▸ **Source code of charts**:
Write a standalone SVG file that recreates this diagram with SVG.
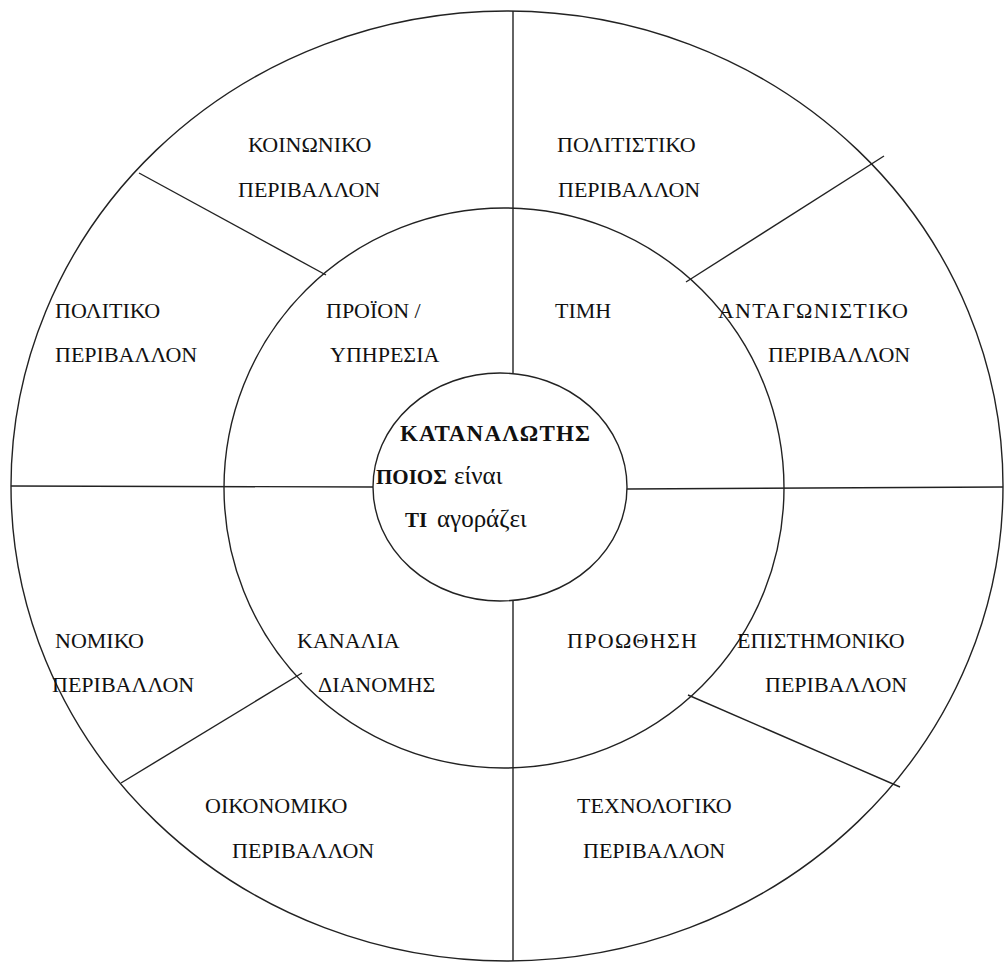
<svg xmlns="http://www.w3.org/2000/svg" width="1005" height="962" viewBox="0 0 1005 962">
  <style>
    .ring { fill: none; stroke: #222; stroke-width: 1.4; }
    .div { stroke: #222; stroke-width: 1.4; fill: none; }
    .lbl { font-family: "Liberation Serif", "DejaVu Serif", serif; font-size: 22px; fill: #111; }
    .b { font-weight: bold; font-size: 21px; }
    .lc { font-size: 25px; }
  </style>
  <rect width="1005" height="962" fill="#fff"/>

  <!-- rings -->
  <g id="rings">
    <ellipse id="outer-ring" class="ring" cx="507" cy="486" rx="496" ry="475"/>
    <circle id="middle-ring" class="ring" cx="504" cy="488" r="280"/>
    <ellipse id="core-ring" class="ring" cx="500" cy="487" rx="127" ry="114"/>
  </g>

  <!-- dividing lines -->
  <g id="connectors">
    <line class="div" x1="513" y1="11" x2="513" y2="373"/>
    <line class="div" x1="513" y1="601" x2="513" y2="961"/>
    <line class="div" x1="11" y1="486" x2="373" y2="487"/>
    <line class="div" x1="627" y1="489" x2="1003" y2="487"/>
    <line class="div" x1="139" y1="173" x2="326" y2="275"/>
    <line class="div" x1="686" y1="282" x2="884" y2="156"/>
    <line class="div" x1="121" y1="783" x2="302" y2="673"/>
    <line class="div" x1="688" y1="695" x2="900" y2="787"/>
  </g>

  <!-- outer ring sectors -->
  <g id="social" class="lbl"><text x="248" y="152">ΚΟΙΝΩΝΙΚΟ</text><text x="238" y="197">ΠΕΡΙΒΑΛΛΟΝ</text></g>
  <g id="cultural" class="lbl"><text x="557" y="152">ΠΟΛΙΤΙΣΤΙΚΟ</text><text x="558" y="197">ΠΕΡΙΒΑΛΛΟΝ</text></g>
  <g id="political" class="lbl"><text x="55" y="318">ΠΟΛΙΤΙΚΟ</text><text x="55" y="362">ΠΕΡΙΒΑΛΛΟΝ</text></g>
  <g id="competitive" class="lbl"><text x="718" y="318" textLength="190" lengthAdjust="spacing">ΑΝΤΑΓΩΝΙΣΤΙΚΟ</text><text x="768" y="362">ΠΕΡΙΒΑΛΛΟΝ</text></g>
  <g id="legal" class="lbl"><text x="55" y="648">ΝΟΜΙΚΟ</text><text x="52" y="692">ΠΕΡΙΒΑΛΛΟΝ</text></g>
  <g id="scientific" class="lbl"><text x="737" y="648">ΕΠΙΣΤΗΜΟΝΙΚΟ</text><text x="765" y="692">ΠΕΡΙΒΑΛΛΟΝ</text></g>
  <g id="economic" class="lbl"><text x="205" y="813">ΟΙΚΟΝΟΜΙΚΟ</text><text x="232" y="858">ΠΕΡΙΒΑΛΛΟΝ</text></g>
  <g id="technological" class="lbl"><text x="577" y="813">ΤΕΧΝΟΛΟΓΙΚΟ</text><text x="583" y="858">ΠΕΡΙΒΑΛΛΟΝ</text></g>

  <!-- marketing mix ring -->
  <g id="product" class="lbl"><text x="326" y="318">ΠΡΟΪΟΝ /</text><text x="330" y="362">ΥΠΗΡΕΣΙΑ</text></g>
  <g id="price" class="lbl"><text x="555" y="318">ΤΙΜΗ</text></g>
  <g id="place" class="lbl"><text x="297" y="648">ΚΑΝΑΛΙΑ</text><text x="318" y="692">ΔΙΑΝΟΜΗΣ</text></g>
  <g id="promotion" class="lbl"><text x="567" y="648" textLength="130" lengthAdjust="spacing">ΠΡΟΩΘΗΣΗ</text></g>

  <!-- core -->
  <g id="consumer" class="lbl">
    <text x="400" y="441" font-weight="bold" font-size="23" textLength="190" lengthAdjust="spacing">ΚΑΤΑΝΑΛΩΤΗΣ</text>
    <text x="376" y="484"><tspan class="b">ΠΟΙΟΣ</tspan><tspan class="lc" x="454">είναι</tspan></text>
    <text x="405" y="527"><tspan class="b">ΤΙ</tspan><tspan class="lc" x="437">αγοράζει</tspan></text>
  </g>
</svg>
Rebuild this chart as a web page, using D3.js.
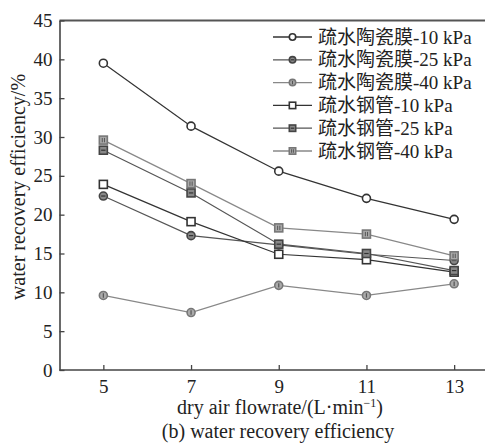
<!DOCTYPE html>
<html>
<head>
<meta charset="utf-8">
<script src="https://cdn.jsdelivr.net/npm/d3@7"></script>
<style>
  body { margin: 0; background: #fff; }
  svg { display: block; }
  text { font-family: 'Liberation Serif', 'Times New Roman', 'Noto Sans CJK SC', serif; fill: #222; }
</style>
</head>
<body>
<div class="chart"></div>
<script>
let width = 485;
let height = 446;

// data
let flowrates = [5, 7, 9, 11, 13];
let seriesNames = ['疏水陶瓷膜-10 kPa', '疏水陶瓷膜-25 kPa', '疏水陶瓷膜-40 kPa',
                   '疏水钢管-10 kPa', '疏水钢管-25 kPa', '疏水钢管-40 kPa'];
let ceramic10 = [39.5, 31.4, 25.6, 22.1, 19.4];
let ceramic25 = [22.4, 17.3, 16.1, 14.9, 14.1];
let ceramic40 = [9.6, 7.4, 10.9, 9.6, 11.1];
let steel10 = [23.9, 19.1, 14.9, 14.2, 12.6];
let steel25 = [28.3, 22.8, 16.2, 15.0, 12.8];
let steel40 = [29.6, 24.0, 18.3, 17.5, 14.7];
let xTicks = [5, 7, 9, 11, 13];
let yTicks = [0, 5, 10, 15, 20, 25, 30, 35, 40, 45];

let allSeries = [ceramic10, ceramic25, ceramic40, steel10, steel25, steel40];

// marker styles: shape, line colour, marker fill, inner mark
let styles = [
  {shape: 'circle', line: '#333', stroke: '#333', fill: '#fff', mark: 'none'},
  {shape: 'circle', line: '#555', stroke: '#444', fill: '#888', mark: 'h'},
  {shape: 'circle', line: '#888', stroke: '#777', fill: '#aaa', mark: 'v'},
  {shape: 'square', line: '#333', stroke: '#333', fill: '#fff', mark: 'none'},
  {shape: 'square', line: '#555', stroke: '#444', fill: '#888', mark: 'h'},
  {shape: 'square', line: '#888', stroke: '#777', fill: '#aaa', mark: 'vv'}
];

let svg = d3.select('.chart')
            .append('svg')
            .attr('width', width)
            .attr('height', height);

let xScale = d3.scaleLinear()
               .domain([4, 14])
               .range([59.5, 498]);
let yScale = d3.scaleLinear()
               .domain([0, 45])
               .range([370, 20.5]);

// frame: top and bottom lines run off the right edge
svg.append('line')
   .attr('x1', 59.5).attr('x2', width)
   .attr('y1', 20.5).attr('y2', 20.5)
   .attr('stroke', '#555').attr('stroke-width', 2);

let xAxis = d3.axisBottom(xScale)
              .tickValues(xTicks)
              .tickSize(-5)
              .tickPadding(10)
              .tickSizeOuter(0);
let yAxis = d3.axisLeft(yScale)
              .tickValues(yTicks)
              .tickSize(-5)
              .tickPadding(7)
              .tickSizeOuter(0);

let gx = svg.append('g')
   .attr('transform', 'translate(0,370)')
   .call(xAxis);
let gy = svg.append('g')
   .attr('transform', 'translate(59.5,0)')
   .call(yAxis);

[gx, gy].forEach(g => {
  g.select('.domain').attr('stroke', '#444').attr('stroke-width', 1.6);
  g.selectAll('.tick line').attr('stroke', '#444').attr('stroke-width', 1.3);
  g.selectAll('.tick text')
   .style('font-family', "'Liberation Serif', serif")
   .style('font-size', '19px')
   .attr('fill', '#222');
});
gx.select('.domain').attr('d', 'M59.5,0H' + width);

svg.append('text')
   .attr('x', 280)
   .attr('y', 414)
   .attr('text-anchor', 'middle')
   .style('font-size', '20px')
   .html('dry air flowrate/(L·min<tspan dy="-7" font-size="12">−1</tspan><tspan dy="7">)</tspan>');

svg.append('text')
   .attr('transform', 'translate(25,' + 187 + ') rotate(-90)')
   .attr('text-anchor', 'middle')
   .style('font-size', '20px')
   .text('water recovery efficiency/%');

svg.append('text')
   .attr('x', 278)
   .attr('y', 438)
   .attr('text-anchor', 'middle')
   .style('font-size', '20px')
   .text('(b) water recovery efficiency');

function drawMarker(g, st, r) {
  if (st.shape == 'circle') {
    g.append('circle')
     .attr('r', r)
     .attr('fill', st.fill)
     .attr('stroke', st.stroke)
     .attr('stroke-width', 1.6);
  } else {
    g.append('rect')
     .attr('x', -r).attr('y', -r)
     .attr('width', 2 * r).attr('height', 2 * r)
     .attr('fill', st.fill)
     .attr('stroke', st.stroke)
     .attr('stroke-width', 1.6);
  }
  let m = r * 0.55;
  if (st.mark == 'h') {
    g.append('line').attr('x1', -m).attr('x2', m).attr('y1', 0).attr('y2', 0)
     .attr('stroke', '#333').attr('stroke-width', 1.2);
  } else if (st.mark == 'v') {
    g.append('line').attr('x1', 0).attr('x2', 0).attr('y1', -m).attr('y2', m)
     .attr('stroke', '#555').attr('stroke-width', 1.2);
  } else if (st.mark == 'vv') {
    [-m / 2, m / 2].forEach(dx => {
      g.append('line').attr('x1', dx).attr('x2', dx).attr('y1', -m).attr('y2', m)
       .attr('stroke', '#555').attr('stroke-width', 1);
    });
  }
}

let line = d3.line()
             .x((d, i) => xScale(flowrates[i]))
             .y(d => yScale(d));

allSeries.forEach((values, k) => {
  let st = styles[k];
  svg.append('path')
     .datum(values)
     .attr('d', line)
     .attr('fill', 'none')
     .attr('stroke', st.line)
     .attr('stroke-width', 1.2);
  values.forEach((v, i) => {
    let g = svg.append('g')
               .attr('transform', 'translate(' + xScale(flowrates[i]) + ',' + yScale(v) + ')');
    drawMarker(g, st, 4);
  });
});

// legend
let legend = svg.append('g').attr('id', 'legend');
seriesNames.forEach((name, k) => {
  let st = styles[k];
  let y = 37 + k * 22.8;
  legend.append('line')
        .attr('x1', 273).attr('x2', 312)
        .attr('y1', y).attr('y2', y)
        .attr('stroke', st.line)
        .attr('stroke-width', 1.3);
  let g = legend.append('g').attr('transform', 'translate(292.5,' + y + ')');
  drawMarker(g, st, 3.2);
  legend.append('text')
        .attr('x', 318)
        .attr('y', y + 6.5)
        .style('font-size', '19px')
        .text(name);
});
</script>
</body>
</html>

▸ **Challenge**: For the material above, give again only the lines starting at the line that contains "Rebuild this chart" and ending at the line that contains "35, 40, 45];". Pictures do not belong in the copy.

▸ **Correct answer**:
Rebuild this chart as a web page, using D3.js.
<!DOCTYPE html>
<html>
<head>
<meta charset="utf-8">
<script src="https://cdn.jsdelivr.net/npm/d3@7"></script>
<style>
  body { margin: 0; background: #fff; }
  svg { display: block; }
  text { font-family: 'Liberation Serif', 'Times New Roman', 'Noto Sans CJK SC', serif; fill: #222; }
</style>
</head>
<body>
<div class="chart"></div>
<script>
let width = 485;
let height = 446;

// data
let flowrates = [5, 7, 9, 11, 13];
let seriesNames = ['疏水陶瓷膜-10 kPa', '疏水陶瓷膜-25 kPa', '疏水陶瓷膜-40 kPa',
                   '疏水钢管-10 kPa', '疏水钢管-25 kPa', '疏水钢管-40 kPa'];
let ceramic10 = [39.5, 31.4, 25.6, 22.1, 19.4];
let ceramic25 = [22.4, 17.3, 16.1, 14.9, 14.1];
let ceramic40 = [9.6, 7.4, 10.9, 9.6, 11.1];
let steel10 = [23.9, 19.1, 14.9, 14.2, 12.6];
let steel25 = [28.3, 22.8, 16.2, 15.0, 12.8];
let steel40 = [29.6, 24.0, 18.3, 17.5, 14.7];
let xTicks = [5, 7, 9, 11, 13];
let yTicks = [0, 5, 10, 15, 20, 25, 30, 35, 40, 45];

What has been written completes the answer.